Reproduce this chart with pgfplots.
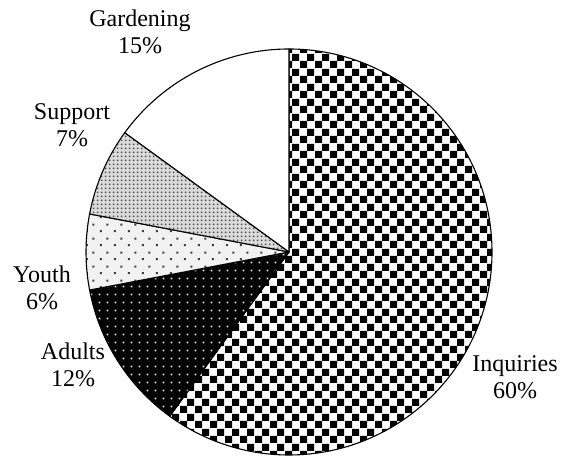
\documentclass[border=0pt]{standalone}
\usepackage{fontspec}
\setmainfont{Liberation Serif}
\usepackage{pgfplots}
\pgfplotsset{compat=1.18}
\usepackage{pgfplotstable}
\usetikzlibrary{patterns}

% form-only patterns, laid over a plain fill (1 px of the reference = 0.5pt)
\pgfdeclarepatternformonly{checker}{\pgfpointorigin}{\pgfqpoint{7.5pt}{7.5pt}}{\pgfqpoint{7.5pt}{7.5pt}}{%
  \pgfpathrectangle{\pgfpointorigin}{\pgfqpoint{3.75pt}{3.75pt}}
  \pgfpathrectangle{\pgfqpoint{3.75pt}{3.75pt}}{\pgfqpoint{3.75pt}{3.75pt}}
  \pgfusepath{fill}}
\pgfdeclarepatternformonly{griddots}{\pgfpointorigin}{\pgfqpoint{4pt}{4pt}}{\pgfqpoint{4pt}{4pt}}{%
  \pgfpathrectangle{\pgfqpoint{1.5pt}{1.5pt}}{\pgfqpoint{1pt}{1pt}}\pgfusepath{fill}}
\pgfdeclarepatternformonly{sparsedots}{\pgfpointorigin}{\pgfqpoint{7pt}{7pt}}{\pgfqpoint{7pt}{7pt}}{%
  \pgfpathrectangle{\pgfqpoint{1pt}{1pt}}{\pgfqpoint{1pt}{1pt}}
  \pgfpathrectangle{\pgfqpoint{4.5pt}{4.5pt}}{\pgfqpoint{1pt}{1pt}}
  \pgfusepath{fill}}
\pgfdeclarepatternformonly{densedots}{\pgfpointorigin}{\pgfqpoint{2pt}{2pt}}{\pgfqpoint{2pt}{2pt}}{%
  \pgfpathrectangle{\pgfqpoint{0.5pt}{0.5pt}}{\pgfqpoint{1pt}{1pt}}\pgfusepath{fill}}
\pgfdeclarepatternformonly{none}{\pgfpointorigin}{\pgfqpoint{4pt}{4pt}}{\pgfqpoint{4pt}{4pt}}{}

\definecolor{bgwhite}{gray}{1}
\definecolor{bgblack}{gray}{0}
\definecolor{bgpale}{gray}{0.95}
\definecolor{bglight}{gray}{0.86}
\definecolor{dotwhite}{gray}{0.88}
\definecolor{dotdark}{gray}{0.25}
\definecolor{dotmid}{gray}{0.3}

% slices clockwise from 12 o'clock; lx, ly = label centre in axis units
\pgfplotstableread{
name      value bg       pat        pcol     lx  ly
Inquiries 60    bgwhite  checker    black    515 81
Adults    12    bgblack  griddots   dotwhite 73  93
Youth     6     bgpale   sparsedots dotdark  42  170
Support   7     bglight  densedots  dotmid   72  333
Gardening 15    bgwhite  none       black    140 426
}\piedata

\begin{document}
\begin{tikzpicture}
\begin{axis}[
    x=0.5pt, y=0.5pt, scale only axis,
    xmin=0, xmax=561, ymin=0, ymax=458,
    hide axis, clip=false,
]
\pgfplotstablegetrowsof{\piedata}
\pgfmathtruncatemacro\nrows{\pgfplotsretval-1}
\def\angstart{90}
\pgfplotsforeachungrouped \i in {0,...,\nrows}{%
  \pgfplotstablegetelem{\i}{value}\of\piedata \let\val\pgfplotsretval
  \pgfplotstablegetelem{\i}{bg}\of\piedata \let\bg\pgfplotsretval
  \pgfplotstablegetelem{\i}{pat}\of\piedata \let\pat\pgfplotsretval
  \pgfplotstablegetelem{\i}{pcol}\of\piedata \let\pcol\pgfplotsretval
  \pgfplotstablegetelem{\i}{name}\of\piedata \let\nm\pgfplotsretval
  \pgfplotstablegetelem{\i}{lx}\of\piedata \let\lx\pgfplotsretval
  \pgfplotstablegetelem{\i}{ly}\of\piedata \let\ly\pgfplotsretval
  \pgfmathsetmacro\angend{\angstart-3.6*\val}
  \edef\slice{(axis cs:289,206) -- ++(\angstart:101.5pt)
    arc[start angle=\angstart, end angle=\angend, radius=101.5pt] -- cycle}
  \edef\cmd{\noexpand\fill[\bg] \slice;
    \noexpand\fill[pattern=\pat, pattern color=\pcol] \slice;
    \noexpand\draw[black, line width=0.55pt, line join=round] \slice;}
  \cmd
  \edef\cmd{\noexpand\node[align=center, inner sep=0pt,
      font=\noexpand\fontsize{12}{13.5}\noexpand\selectfont]
    at (axis cs:\lx,\ly) {\nm\noexpand\\\val\noexpand\%};}
  \cmd
  \global\let\angstart\angend
}
\end{axis}
\path (current axis.south west) rectangle (current axis.north east);
\end{tikzpicture}
\end{document}
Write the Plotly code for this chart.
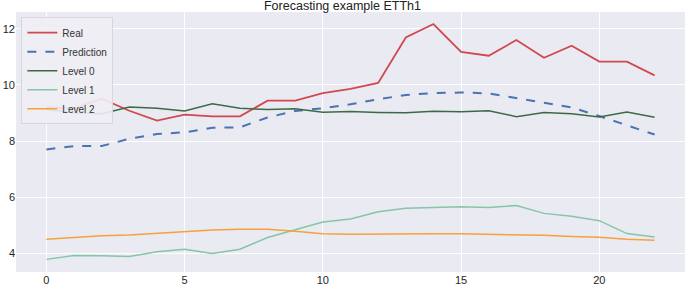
import plotly.graph_objects as go

steps = list(range(23))
real = [9.22, 9.16, 9.51, 9.08, 8.73, 8.94, 8.88, 8.88, 9.44, 9.44, 9.71, 9.86, 10.07,
        11.69, 12.17, 11.18, 11.04, 11.60, 10.97, 11.40, 10.83, 10.83, 10.34]
prediction = [7.70, 7.82, 7.82, 8.08, 8.25, 8.31, 8.47, 8.49, 8.84, 9.07, 9.17, 9.31, 9.49,
              9.64, 9.71, 9.73, 9.70, 9.54, 9.38, 9.20, 8.89, 8.55, 8.23]
level0 = [9.12, 9.01, 8.97, 9.21, 9.17, 9.07, 9.33, 9.17, 9.12, 9.15, 9.03, 9.05, 9.02,
          9.01, 9.06, 9.04, 9.08, 8.87, 9.02, 8.97, 8.86, 9.03, 8.85]
level1 = [3.78, 3.92, 3.91, 3.88, 4.05, 4.14, 3.99, 4.14, 4.56, 4.84, 5.11, 5.22, 5.48,
          5.60, 5.62, 5.66, 5.63, 5.70, 5.42, 5.32, 5.16, 4.70, 4.58]
level2 = [4.50, 4.57, 4.62, 4.65, 4.71, 4.78, 4.83, 4.85, 4.85, 4.78, 4.69, 4.68, 4.69,
          4.69, 4.69, 4.69, 4.68, 4.66, 4.64, 4.60, 4.57, 4.50, 4.46]
x_ticks = [0, 5, 10, 15, 20]
y_ticks = [4, 6, 8, 10, 12]

series = [
    ("Real", real, "#D0494E", "solid", 1.8),
    ("Prediction", prediction, "#4C72B0", "dash", 2.0),
    ("Level 0", level0, "#3B6B45", "solid", 1.5),
    ("Level 1", level1, "#84C6A6", "solid", 1.5),
    ("Level 2", level2, "#F7A03C", "solid", 1.5),
]

FONT = "Liberation Sans, Arial, sans-serif"

fig = go.Figure()
for name, vals, color, dash, w in series:
    fig.add_trace(go.Scatter(x=steps, y=vals, mode="lines", name=name,
                             line=dict(color=color, dash=dash, width=w)))

fig.update_layout(
    width=685, height=285,
    margin=dict(l=16, r=0, t=12, b=13),
    paper_bgcolor="white",
    plot_bgcolor="#EAEAF2",
    font=dict(family=FONT, size=11, color="#262626"),
    title=dict(text="Forecasting example ETTh1", x=0.5, xanchor="center",
               y=1 - 6 / 285, yanchor="middle", yref="container",
               font=dict(family=FONT, size=12.5, color="#222222")),
    showlegend=True,
    legend=dict(x=0.008, y=0.98, xanchor="left", yanchor="top",
                bgcolor="rgba(238,238,244,0.9)", bordercolor="#D6D6DE", borderwidth=1,
                font=dict(family=FONT, size=10, color="#333333"), tracegroupgap=0),
)
fig.update_xaxes(range=[-1.1, 23.1], tickvals=x_ticks,
                 showgrid=True, gridcolor="white", gridwidth=1, zeroline=False,
                 showline=False, ticks="", automargin=False, tickfont=dict(size=11))
fig.update_yaxes(range=[3.33, 12.6], tickvals=y_ticks,
                 showgrid=True, gridcolor="white", gridwidth=1, zeroline=False,
                 showline=False, ticks="", automargin=False, tickfont=dict(size=11))

fig.write_html("out.html", config={"displayModeBar": False},
               post_script="document.body.style.margin='0';")
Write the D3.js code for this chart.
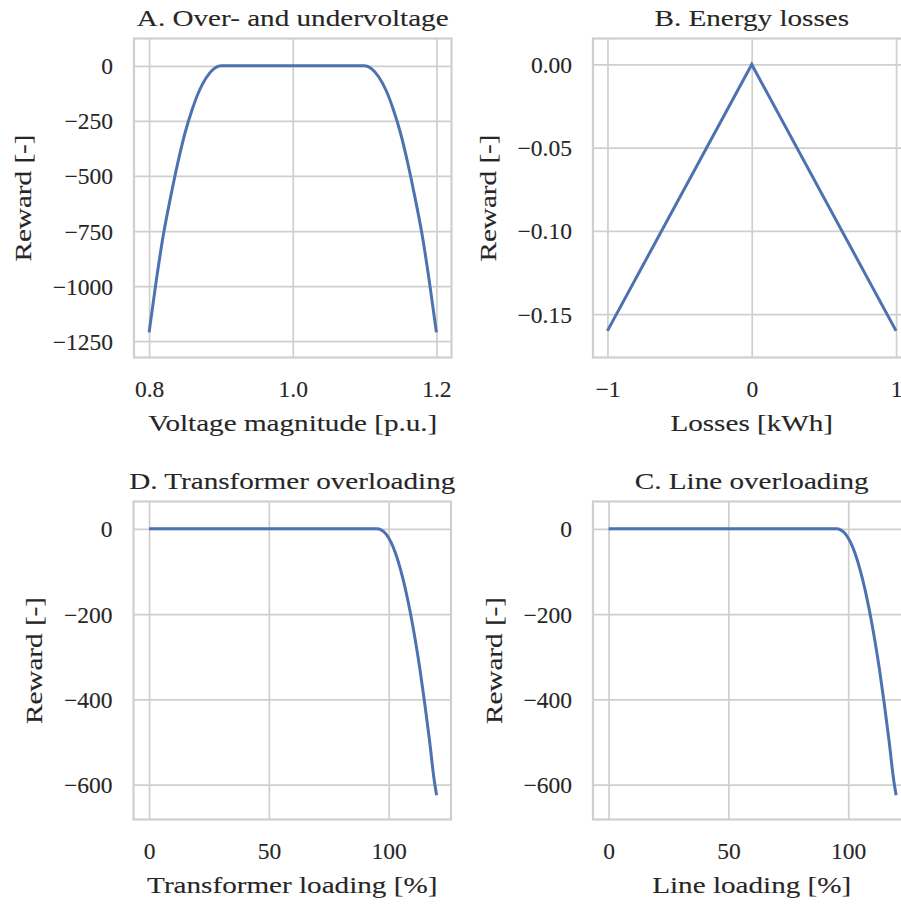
<!DOCTYPE html>
<html>
<head>
<meta charset="utf-8">
<script src="https://cdn.jsdelivr.net/npm/d3@7"></script>
<style>
  body { margin: 0; background: #fff; }
  svg text {
    font-family: "Liberation Serif", "DejaVu Serif", serif;
    fill: #262626;
    stroke: #262626;
    stroke-width: 0.12px;
  }
</style>
</head>
<body>
<svg id="chart" width="901" height="907"></svg>
<script>
// A. over- and undervoltage
const voltage = [0.80, 0.81, 0.82, 0.83, 0.84, 0.85, 0.86, 0.87, 0.88, 0.89, 0.90, 1.00,
  1.10, 1.11, 1.12, 1.13, 1.14, 1.15, 1.16, 1.17, 1.18, 1.19, 1.20];
const voltageReward = [-1210, -975, -765, -595, -440, -305, -198, -112, -52, -14, 0, 0,
  0, -14, -52, -112, -198, -305, -440, -595, -765, -975, -1210];
const voltageTicks = [0.8, 1.0, 1.2];
const voltageRewardTicks = [0, -250, -500, -750, -1000, -1250];

// B. energy losses
const losses = [-1, 0, 1];
const lossesReward = [-0.16, 0, -0.16];
const lossesTicks = [-1, 0, 1];
const lossesRewardTicks = [0, -0.05, -0.10, -0.15];

// D. transformer overloading
const trafoLoading = [0, 50, 95, 97, 99, 101, 103, 105, 107, 109, 111, 113, 115, 117, 119, 120];
const trafoReward = [0, 0, 0, -3, -13, -32, -60, -97, -142, -196, -258, -328, -408, -495, -590, -625];

// C. line overloading
const lineLoading = [0, 50, 95, 97, 99, 101, 103, 105, 107, 109, 111, 113, 115, 117, 119, 120];
const lineReward = [0, 0, 0, -3, -13, -32, -60, -97, -142, -196, -258, -328, -408, -495, -590, -625];

const loadingTicks = [0, 50, 100];
const loadingRewardTicks = [0, -200, -400, -600];

// panel layout, one per subplot
const panels = [
  { title: 'A. Over- and undervoltage', xLabel: 'Voltage magnitude [p.u.]',
    x: voltage, y: voltageReward, xTicks: voltageTicks, yTicks: voltageRewardTicks,
    xDomain: [0.779, 1.221], yDomain: [-1324, 124], xFormat: '.1f', yFormat: 'd',
    left: 134, top: 38.5, height: 319, curve: d3.curveMonotoneX },
  { title: 'B. Energy losses', xLabel: 'Losses [kWh]',
    x: losses, y: lossesReward, xTicks: lossesTicks, yTicks: lossesRewardTicks,
    xDomain: [-1.1, 1.1], yDomain: [-0.176, 0.0156], xFormat: 'd', yFormat: '.2f',
    left: 593, top: 38.5, height: 319, curve: d3.curveLinear },
  { title: 'D. Transformer overloading', xLabel: 'Transformer loading [%]',
    x: trafoLoading, y: trafoReward, xTicks: loadingTicks, yTicks: loadingRewardTicks,
    xDomain: [-6.5, 126], yDomain: [-682, 64], xFormat: 'd', yFormat: 'd',
    left: 133.5, top: 501.5, height: 318, curve: d3.curveMonotoneX },
  { title: 'C. Line overloading', xLabel: 'Line loading [%]',
    x: lineLoading, y: lineReward, xTicks: loadingTicks, yTicks: loadingRewardTicks,
    xDomain: [-6.5, 126], yDomain: [-682, 64], xFormat: 'd', yFormat: 'd',
    left: 593, top: 501.5, height: 318, curve: d3.curveMonotoneX }
];

const width = 317.5;
const fontSize = 23.5;
const stretch = 1.24; // Palatino is wider than the serif we have
const gridColor = '#cfcfcf';
const lineColor = '#4c72b0';

const svg = d3.select('#chart');

// widen a text node so it takes the room the original font took
const widen = (sel) => {
  const len = sel.node().getComputedTextLength();
  sel.attr('textLength', len * stretch).attr('lengthAdjust', 'spacingAndGlyphs');
};

panels.forEach((p) => {
  const g = svg.append('g').attr('transform', `translate(${p.left}, ${p.top})`);

  const xScale = d3.scaleLinear().domain(p.xDomain).range([0, width]);
  const yScale = d3.scaleLinear().domain(p.yDomain).range([p.height, 0]);

  // grid lines
  g.append('g')
    .attr('transform', `translate(0, ${p.height})`)
    .call(d3.axisBottom(xScale).tickValues(p.xTicks).tickSize(-p.height).tickFormat(''))
    .call((a) => a.select('.domain').remove())
    .selectAll('line').attr('stroke', gridColor).attr('stroke-width', 1.7);

  g.append('g')
    .call(d3.axisLeft(yScale).tickValues(p.yTicks).tickSize(-width).tickFormat(''))
    .call((a) => a.select('.domain').remove())
    .selectAll('line').attr('stroke', gridColor).attr('stroke-width', 1.7);

  // the curve
  const line = d3.line()
    .x((d, i) => xScale(p.x[i]))
    .y((d, i) => yScale(p.y[i]))
    .curve(p.curve);

  g.append('path')
    .datum(p.y)
    .attr('d', line)
    .attr('fill', 'none')
    .attr('stroke', lineColor)
    .attr('stroke-width', 3);

  // frame
  g.append('rect')
    .attr('width', width)
    .attr('height', p.height)
    .attr('fill', 'none')
    .attr('stroke', gridColor)
    .attr('stroke-width', 2.2);

  // tick labels
  g.append('g')
    .attr('transform', `translate(0, ${p.height})`)
    .call(d3.axisBottom(xScale).tickValues(p.xTicks).tickSize(0).tickPadding(23)
      .tickFormat(d3.format(p.xFormat)))
    .call((a) => a.select('.domain').remove())
    .attr('font-size', null).attr('font-family', null)
    .selectAll('text').attr('font-size', fontSize);

  const yAxis = g.append('g')
    .call(d3.axisLeft(yScale).tickValues(p.yTicks).tickSize(0).tickPadding(21)
      .tickFormat(d3.format(p.yFormat)))
    .call((a) => a.select('.domain').remove())
    .attr('font-size', null).attr('font-family', null);
  yAxis.selectAll('text').attr('font-size', fontSize).attr('dy', '0.34em');

  // title
  g.append('text')
    .attr('x', width / 2)
    .attr('y', -12.5)
    .attr('text-anchor', 'middle')
    .attr('font-size', fontSize)
    .text(p.title)
    .call(widen);

  // x axis label
  g.append('text')
    .attr('x', width / 2)
    .attr('y', p.height + 73.5)
    .attr('text-anchor', 'middle')
    .attr('font-size', fontSize)
    .text(p.xLabel)
    .call(widen);

  // y axis label sits left of the widest tick label
  const box = yAxis.node().getBBox();
  const labelX = box.x - 21.5;
  g.append('text')
    .attr('transform', `translate(${labelX}, ${p.height / 2}) rotate(-90)`)
    .attr('text-anchor', 'middle')
    .attr('font-size', fontSize)
    .text('Reward [-]')
    .call(widen);
});
</script>
</body>
</html>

→ GIVEN PROBLEM
Give again, word for word, only the lines starting at the line with "Write the Plotly code for this chart." and ending at the line with "import plotly.graph_objects as go", keeping both end lines; pictures stay out.

→ COMPLETED EXERCISE
Write the Plotly code for this chart.
import plotly.graph_objects as go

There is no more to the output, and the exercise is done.